De las noches buenas y de las noches malas
Entró el hombre en cuestión y preguntó al empleado por el valor de un café con leche. Cuando escuchó el precio, introdujo su mano derecha en el bolsillo de su pantalón y sacó algunas monedas que fue contando lentamente. Cuando terminó de contar, agachó la cabeza y dio media vuelta para buscar la calle. Era evidente que no le alcanzaba el dinero para comprar el café con leche. Entonces le pregunté si quería tomarse el café y respondió con cierto aire de incredulidad, ¿me va a invitar?. Sí, le respondí, siéntese y se lo toma. De inmediato el empleado le sirvió el café y nuevamente le pregunté si quería acompañarlo con un pandebono o una almojábana. Entonces volvió a preguntar: ¿ Y usted me invita?. Sí claro, le respondí.
Carlos, para llamarlo de alguna manera no era hombre de muchas palabras, pero le pregunté a qué se dedicaba y me dijo que por las mañanas vendía cigarrillos al menudeo y en las horas de la tarde había un señor que le fiaba limones para ir vendiendo por las cafeterías de la ciudad. Los domingos se iba para un parque recreacional y se dedicaba a vender algodón de azúcar, que un conocido lo daba para vender.
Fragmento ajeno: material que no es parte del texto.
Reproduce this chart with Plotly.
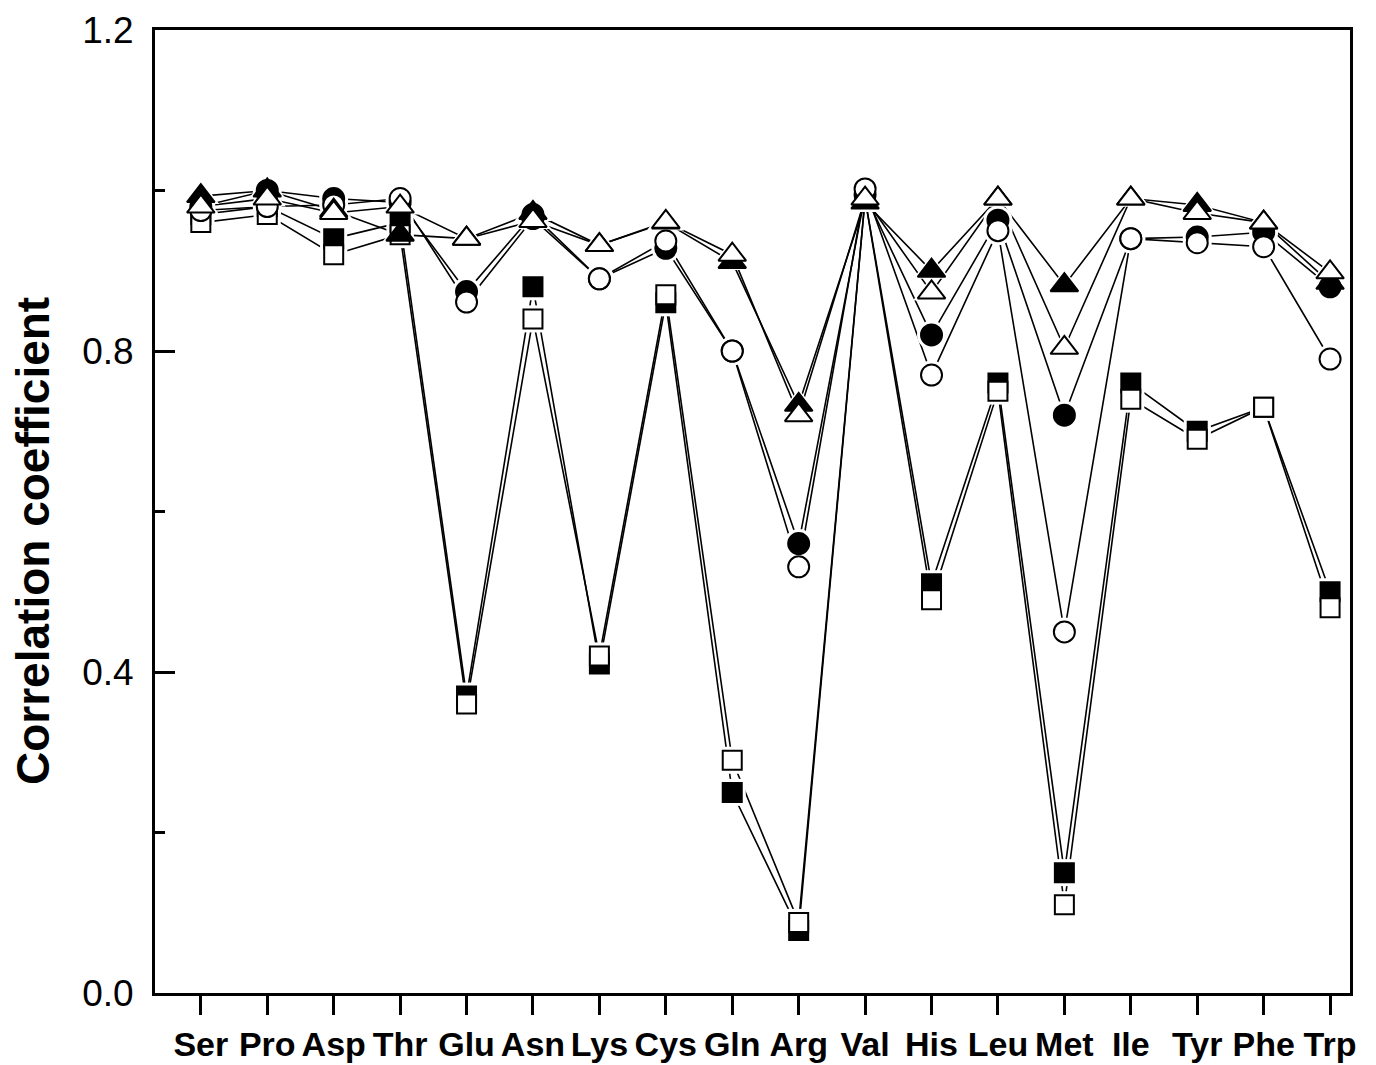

Después me hizo un comentario que no puede sino producir cierta conturbación: “Yo no tengo familia, mi esposa murió y mis hijos todos se fueron y no tengo ni idea en dónde se encuentran.” Cuando le pregunté dónde vivía entonces me respondió: “Cuando ajusto los cinco mil pesitos de ganancias, los meto en este bolsillo (me señala el bolsillo izquierdo del pantalón) y ya sé que tengo asegurada la camita en una pensión muy aseadita que hay cerca de la galería. Luego, si alcanzo a ganar unos pesitos más, entonces puedo comer en un restaurante que hay también cerca de la galería, y puedo irme a dormir, con el estómago lleno. Claro que hay días que no me alcanza sino para la piecita, pero de todas maneras es mejor dormir tranquilo, así sea aguantando hambre”. Nunca más volví a saber de Carlos, pero cuando se produjo la remodelación del centro y desapareció la galería, no pude menos que preguntarme cuál sería el final de aquel hombre una vez que desapareció el inquilinato que lo albergaba con cierta regularidad.
Me parece que esta época es propicia para reflexionar sobre niñas y niños indigentes, hombres viejos que deambulan por las calles y viven de los desperdicios que arrojan a la basura en los restaurantes y tienen como camas el pavimento frío de la ciudad.
Son escenas de la ciudad que deberán desaparecer algún día, porque a lo único que no podemos renunciar es a creer que mañana será mejor que el presente. Que quienes desfalcan el tesoro público, tendrán el repudio público porque condenan a miles de ciudadanos al hambre y a la falta de educación. Porque quienes así proceden, no podrán tener una conciencia tranquila, ni unas manos limpias para acariciar a sus seres queridos, en una época en que se convoca a la solidaridad y a dar de sí lo mejor como seres humanos.